◆ **JOB**
Print all of the lines exactly. Any picture among them stays out.

===============

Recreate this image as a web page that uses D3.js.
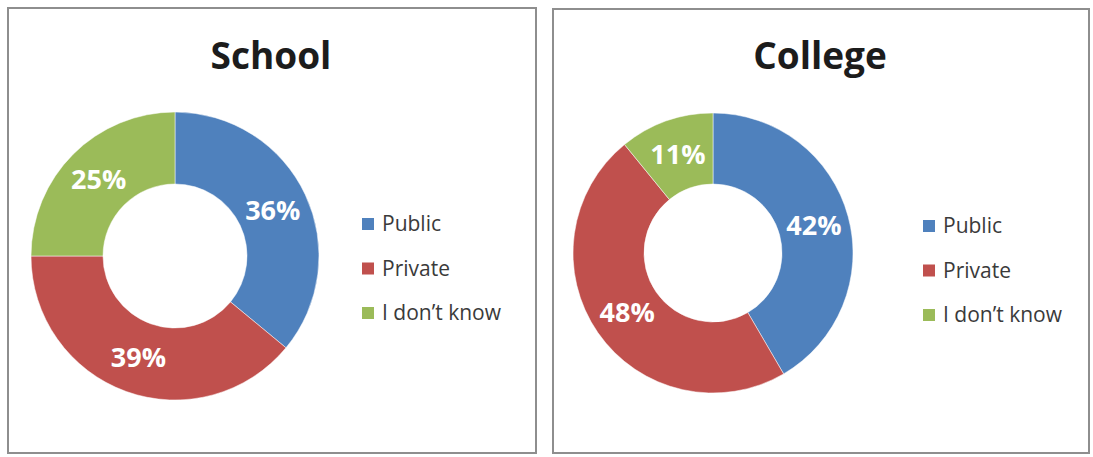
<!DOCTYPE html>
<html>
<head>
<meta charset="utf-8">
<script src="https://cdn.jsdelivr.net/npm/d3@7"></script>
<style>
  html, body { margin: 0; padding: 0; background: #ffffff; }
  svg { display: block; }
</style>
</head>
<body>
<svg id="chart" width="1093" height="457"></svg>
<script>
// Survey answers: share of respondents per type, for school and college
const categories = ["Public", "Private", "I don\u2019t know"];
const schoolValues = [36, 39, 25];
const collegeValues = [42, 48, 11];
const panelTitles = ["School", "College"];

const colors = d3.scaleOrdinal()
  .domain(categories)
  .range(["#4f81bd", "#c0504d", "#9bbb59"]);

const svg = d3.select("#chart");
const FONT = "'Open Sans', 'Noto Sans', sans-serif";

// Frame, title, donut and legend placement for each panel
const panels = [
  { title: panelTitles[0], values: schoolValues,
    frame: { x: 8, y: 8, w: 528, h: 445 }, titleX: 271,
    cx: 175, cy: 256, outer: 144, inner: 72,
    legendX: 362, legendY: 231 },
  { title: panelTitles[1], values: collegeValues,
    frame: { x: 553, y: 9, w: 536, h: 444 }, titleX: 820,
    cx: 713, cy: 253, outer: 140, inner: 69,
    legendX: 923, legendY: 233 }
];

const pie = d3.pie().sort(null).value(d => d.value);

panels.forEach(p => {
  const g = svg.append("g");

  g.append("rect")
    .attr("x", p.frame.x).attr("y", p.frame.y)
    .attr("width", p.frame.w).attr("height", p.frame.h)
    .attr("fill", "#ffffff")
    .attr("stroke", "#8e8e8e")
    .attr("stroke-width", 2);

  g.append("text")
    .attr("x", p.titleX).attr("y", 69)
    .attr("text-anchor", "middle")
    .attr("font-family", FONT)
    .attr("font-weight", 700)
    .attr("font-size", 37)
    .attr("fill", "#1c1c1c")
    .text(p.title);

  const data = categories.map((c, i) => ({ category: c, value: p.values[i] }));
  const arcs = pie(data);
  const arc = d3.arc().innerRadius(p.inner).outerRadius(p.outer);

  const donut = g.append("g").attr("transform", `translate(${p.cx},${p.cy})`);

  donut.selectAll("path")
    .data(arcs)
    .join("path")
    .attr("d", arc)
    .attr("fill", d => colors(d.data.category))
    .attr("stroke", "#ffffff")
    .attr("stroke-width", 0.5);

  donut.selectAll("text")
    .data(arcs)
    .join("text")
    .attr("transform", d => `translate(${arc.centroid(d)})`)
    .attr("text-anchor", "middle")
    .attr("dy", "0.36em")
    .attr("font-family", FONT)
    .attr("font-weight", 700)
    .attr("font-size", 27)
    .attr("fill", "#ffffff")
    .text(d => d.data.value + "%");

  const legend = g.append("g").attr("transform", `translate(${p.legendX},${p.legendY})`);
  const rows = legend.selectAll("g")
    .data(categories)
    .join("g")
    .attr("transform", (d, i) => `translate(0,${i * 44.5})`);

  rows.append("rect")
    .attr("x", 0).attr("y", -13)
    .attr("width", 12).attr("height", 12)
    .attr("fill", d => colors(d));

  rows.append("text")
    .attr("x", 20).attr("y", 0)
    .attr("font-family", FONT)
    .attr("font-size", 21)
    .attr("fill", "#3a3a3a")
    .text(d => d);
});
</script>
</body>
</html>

===============

◆ **ANSWER BELOW**
Recreate this image as a web page that uses D3.js.
<!DOCTYPE html>
<html>
<head>
<meta charset="utf-8">
<script src="https://cdn.jsdelivr.net/npm/d3@7"></script>
<style>
  html, body { margin: 0; padding: 0; background: #ffffff; }
  svg { display: block; }
</style>
</head>
<body>
<svg id="chart" width="1093" height="457"></svg>
<script>
// Survey answers: share of respondents per type, for school and college
const categories = ["Public", "Private", "I don\u2019t know"];
const schoolValues = [36, 39, 25];
const collegeValues = [42, 48, 11];
const panelTitles = ["School", "College"];

const colors = d3.scaleOrdinal()
  .domain(categories)
  .range(["#4f81bd", "#c0504d", "#9bbb59"]);

const svg = d3.select("#chart");
const FONT = "'Open Sans', 'Noto Sans', sans-serif";

// Frame, title, donut and legend placement for each panel
const panels = [
  { title: panelTitles[0], values: schoolValues,
    frame: { x: 8, y: 8, w: 528, h: 445 }, titleX: 271,
    cx: 175, cy: 256, outer: 144, inner: 72,
    legendX: 362, legendY: 231 },
  { title: panelTitles[1], values: collegeValues,
    frame: { x: 553, y: 9, w: 536, h: 444 }, titleX: 820,
    cx: 713, cy: 253, outer: 140, inner: 69,
    legendX: 923, legendY: 233 }
];

const pie = d3.pie().sort(null).value(d => d.value);

panels.forEach(p => {
  const g = svg.append("g");

  g.append("rect")
    .attr("x", p.frame.x).attr("y", p.frame.y)
    .attr("width", p.frame.w).attr("height", p.frame.h)
    .attr("fill", "#ffffff")
    .attr("stroke", "#8e8e8e")
    .attr("stroke-width", 2);

  g.append("text")
    .attr("x", p.titleX).attr("y", 69)
    .attr("text-anchor", "middle")
    .attr("font-family", FONT)
    .attr("font-weight", 700)
    .attr("font-size", 37)
    .attr("fill", "#1c1c1c")
    .text(p.title);

  const data = categories.map((c, i) => ({ category: c, value: p.values[i] }));
  const arcs = pie(data);
  const arc = d3.arc().innerRadius(p.inner).outerRadius(p.outer);

  const donut = g.append("g").attr("transform", `translate(${p.cx},${p.cy})`);

  donut.selectAll("path")
    .data(arcs)
    .join("path")
    .attr("d", arc)
    .attr("fill", d => colors(d.data.category))
    .attr("stroke", "#ffffff")
    .attr("stroke-width", 0.5);

  donut.selectAll("text")
    .data(arcs)
    .join("text")
    .attr("transform", d => `translate(${arc.centroid(d)})`)
    .attr("text-anchor", "middle")
    .attr("dy", "0.36em")
    .attr("font-family", FONT)
    .attr("font-weight", 700)
    .attr("font-size", 27)
    .attr("fill", "#ffffff")
    .text(d => d.data.value + "%");

  const legend = g.append("g").attr("transform", `translate(${p.legendX},${p.legendY})`);
  const rows = legend.selectAll("g")
    .data(categories)
    .join("g")
    .attr("transform", (d, i) => `translate(0,${i * 44.5})`);

  rows.append("rect")
    .attr("x", 0).attr("y", -13)
    .attr("width", 12).attr("height", 12)
    .attr("fill", d => colors(d));

  rows.append("text")
    .attr("x", 20).attr("y", 0)
    .attr("font-family", FONT)
    .attr("font-size", 21)
    .attr("fill", "#3a3a3a")
    .text(d => d);
});
</script>
</body>
</html>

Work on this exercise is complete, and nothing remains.